Technology

Laser Light Adds New Details to Fundus Imaging

Once you experience a laser image, you won’t want to go back to white light photography. The SPECTRALIS HRA is a confocal scanning laser ophthalmoscope, enabling a new dimension to angiography and fundus imaging. Laser light enables precision and details not seen in flash photography devices.

Confocal Imaging Blocks the Haze

Confocal imaging is the process of shining light on an object, then capturing reflected light by passing the light through a pinhole. The pinhole blocks light not coming from the plane or layer of interest and blocks scattered light which can “fog” the image. The result is focused, high resolution images without glare. Confocal imaging helps SPECTRALIS create pristine images with all of its fundus imaging modes (infrared, autofluorescence, ICGA, FA and red-free).

Infrared Imaging Penetrates Poor Media

One of the great advantages of using infrared light is its ability to penetrate cataracts and poor media. Traditional fundus cameras use a bright flash of white light to capture images which create a cloudy or foggy image in the presence of cataracts or vitreal opacitities. In addition, since the photographer has a difficult time to see the retina clearly, often the images are out of focus. Infrared light can help overcome these difficulties by imaging through the opacity.

Laser imaging can also be used more easily on non-mydriatic or difficult to dilate patients. This can be especially helpful for obtaining a fluorescein angiogram under difficult conditions.

Fundus Imaging with a Laser vs. White Light Photography

Utilizing specific wavelengths of light enables the Spectralis to maximize the image signal and pick up greater areas of detail than can be accomplished with flash photography. For each application: fluorescein angiography, ICG angiography, autofluorescence, red-free, and infrared imaging the optimal wavelength is used.

For example, to generate high quality, detailed fluorescein images, the system uses the 488nm wavelength to excite the dye. This excitation wavelength generates the optimal emission from the dye which is then easier to detect and record. The other advantage of using a laser is that the image can be continuously recorded, minimizing the chance of the photographer missing the initial uptake phase and providing the clinician with a dynamic view of the bloodflow. The patient is more comfortable because there is no constant bright flash photography, increasing patient cooperation on follow-up examination.

The same principles hold true for autofluorescence images. By selecting the wavelength causing the highest emission of light from RPE lipofuscin, high quality, detailed images can be obtained. Traditional fundus cameras use white light flash photography and then apply filters to try and narrow down to the correct wavelength.

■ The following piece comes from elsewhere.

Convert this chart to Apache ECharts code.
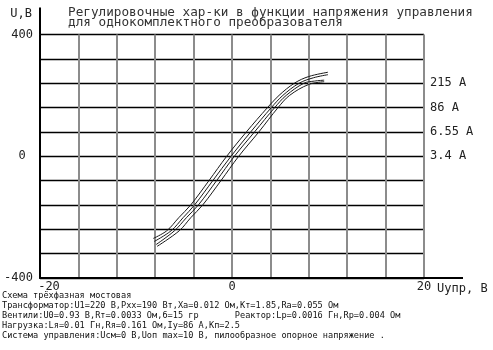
<!DOCTYPE html>
<html><head><meta charset="utf-8">
<script src="https://cdn.jsdelivr.net/npm/echarts@6/dist/echarts.min.js"></script>
<style>html,body{margin:0;padding:0;background:#fff}#c{width:493px;height:350px}</style>
</head><body><div id="c"></div>
<script>
// ---- data ----
const xRange = [-20, 20];
const yRange = [-400, 400];
const xTickLabels = [-20, 0, 20];
const yTickLabels = [-400, 0, 400];
const currentLevels = [240, 160, 80, 0];
const currentLabels = ['215 A', '86 A', '6.55 A', '3.4 A'];

const curve1X = [-8.2, -6.8, -5.55, -4.3, -2.4, -0.55, 1.5, 3.7, 4.9, 6.5, 8.0, 10.0];
const curve1Y = [-270, -245, -202, -160, -80, 0, 80, 160, 200, 240, 262, 276];
const curve2X = [-8.1, -6.35, -5.1, -3.9, -2.0, -0.1, 1.95, 4.1, 5.3, 7.0, 8.5, 10.0];
const curve2Y = [-280, -245, -202, -160, -80, 0, 80, 160, 200, 240, 258, 268];
const curve3X = [-7.9, -6.0, -4.75, -3.5, -1.6, 0.25, 2.35, 4.45, 5.65, 7.5, 8.6, 9.6];
const curve3Y = [-290, -245, -202, -160, -80, 0, 80, 160, 200, 240, 247, 250];
const curve4X = [-7.8, -5.5, -4.3, -3.05, -1.15, 0.7, 2.8, 4.8, 6.0, 8.0, 9.6];
const curve4Y = [-296, -245, -202, -160, -80, 0, 80, 160, 200, 236, 245];

const titleText = 'Регулировочные хар-ки в функции напряжения управления\nдля однокомплектного преобразователя';
const infoText = [
  'Схема трёхфазная мостовая',
  'Трансформатор:U1=220 В,Pxx=190 Вт,Xa=0.012 Ом,Kт=1.85,Ra=0.055 Ом',
  'Вентили:U0=0.93 В,Rт=0.0033 Ом,б=15 гр       Реактор:Lp=0.0016 Гн,Rp=0.004 Ом',
  'Нагрузка:Lя=0.01 Гн,Rя=0.161 Ом,Iу=86 А,Kп=2.5',
  'Система управления:Uсм=0 В,Uоп max=10 В, пилообразное опорное напряжение .'
].join('\n');

const FONT = '"DejaVu Sans Mono", monospace';
const curves = [[curve1X, curve1Y], [curve2X, curve2Y], [curve3X, curve3Y], [curve4X, curve4Y]];

const chart = echarts.init(document.getElementById('c'), null, {renderer: 'canvas'});
chart.setOption({
  animation: false,
  backgroundColor: '#fff',
  title: [
    {text: titleText, left: 68, top: 7, padding: 0,
     textStyle: {fontFamily: FONT, fontSize: 12.7, fontWeight: 'normal', color: '#333', lineHeight: 10.5}},
    {text: infoText, left: 2, top: 291, padding: 0,
     textStyle: {fontFamily: FONT, fontSize: 8.6, fontWeight: 'normal', color: '#111', lineHeight: 10}}
  ],
  grid: {left: 40, top: 34.5, width: 384, height: 243.5, containLabel: false},
  xAxis: {
    type: 'value', min: xRange[0], max: xRange[1], interval: 4,
    name: 'Uупр, В', nameLocation: 'end', nameGap: 11,
    nameTextStyle: {fontFamily: FONT, fontSize: 12, color: '#222', verticalAlign: 'top', align: 'left', padding: [5, 0, 0, 0]},
    axisLine: {show: true, onZero: false, lineStyle: {color: '#000', width: 2}},
    axisTick: {show: false},
    axisLabel: {
      fontFamily: FONT, fontSize: 12, color: '#222', margin: 3, showMinLabel: true, showMaxLabel: true,
      formatter: v => xTickLabels.includes(v) ? (v === xTickLabels[0] ? '{a|' + v + '}' : String(v)) : '',
      rich: {a: {fontFamily: FONT, fontSize: 12, color: '#222', padding: [0, 0, 0, 18]}}
    },
    splitLine: {show: true, lineStyle: {color: '#8c8c8c', width: 2}}
  },
  yAxis: [
    {
      type: 'value', min: yRange[0], max: yRange[1], interval: 80,
      name: 'U,B', nameLocation: 'end', nameGap: 21,
      nameTextStyle: {fontFamily: FONT, fontSize: 12, color: '#222', align: 'right', verticalAlign: 'middle', padding: [0, 8, 0, 0]},
      axisLine: {show: true, onZero: false, lineStyle: {color: '#000', width: 2}},
      axisTick: {show: false},
      axisLabel: {
        fontFamily: FONT, fontSize: 12, color: '#222', margin: 7,
        formatter: v => yTickLabels.includes(v) ? (v === 0 ? '0 ' : String(v)) : ''
      },
      splitLine: {show: true, lineStyle: {color: '#000', width: 1.4}}
    },
    {
      type: 'value', min: yRange[0], max: yRange[1], interval: 80, position: 'right',
      axisLine: {show: false}, axisTick: {show: false}, splitLine: {show: false},
      axisLabel: {
        fontFamily: FONT, fontSize: 12, color: '#222', margin: 6, verticalAlign: 'middle',
        padding: [0, 0, 2, 0],
        formatter: v => { const i = currentLevels.indexOf(v); return i >= 0 ? currentLabels[i] : ''; }
      }
    }
  ],
  series: curves.map(([xs, ys]) => ({
    type: 'line', smooth: 0.35, showSymbol: false, silent: true,
    data: xs.map((x, i) => [x, ys[i]]),
    lineStyle: {color: '#1a1a1a', width: 1}
  }))
});

// extended axis lines (decoration beyond the plot frame)
const o = chart.convertToPixel({gridIndex: 0}, [xRange[0], yRange[0]]);
const e = chart.convertToPixel({gridIndex: 0}, [xRange[1], yRange[1]]);
chart.setOption({
  graphic: [
    {type: 'line', shape: {x1: e[0], y1: o[1], x2: e[0] + 39, y2: o[1]}, style: {stroke: '#000', lineWidth: 2}},
    {type: 'line', shape: {x1: o[0], y1: e[1], x2: o[0], y2: e[1] - 27}, style: {stroke: '#000', lineWidth: 2}}
  ]
});
</script>
</body></html>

Dual-Beam Imaging Enables Real-Time, Simultaneous Imaging

Laser technology also enables the SPECTRALIS HRA to capture two images at the same time by using two lasers simultaneous. This allows exact registration of the images and knowing that effects in one imaging mode correlate exactly with effects in a second imaging mode. For example, a patient may receive both fluorescein and ICG dye and have the choroidal circulation recorded at the same time as the retinal circulation. This may help the clinician identify where leakage is occurring.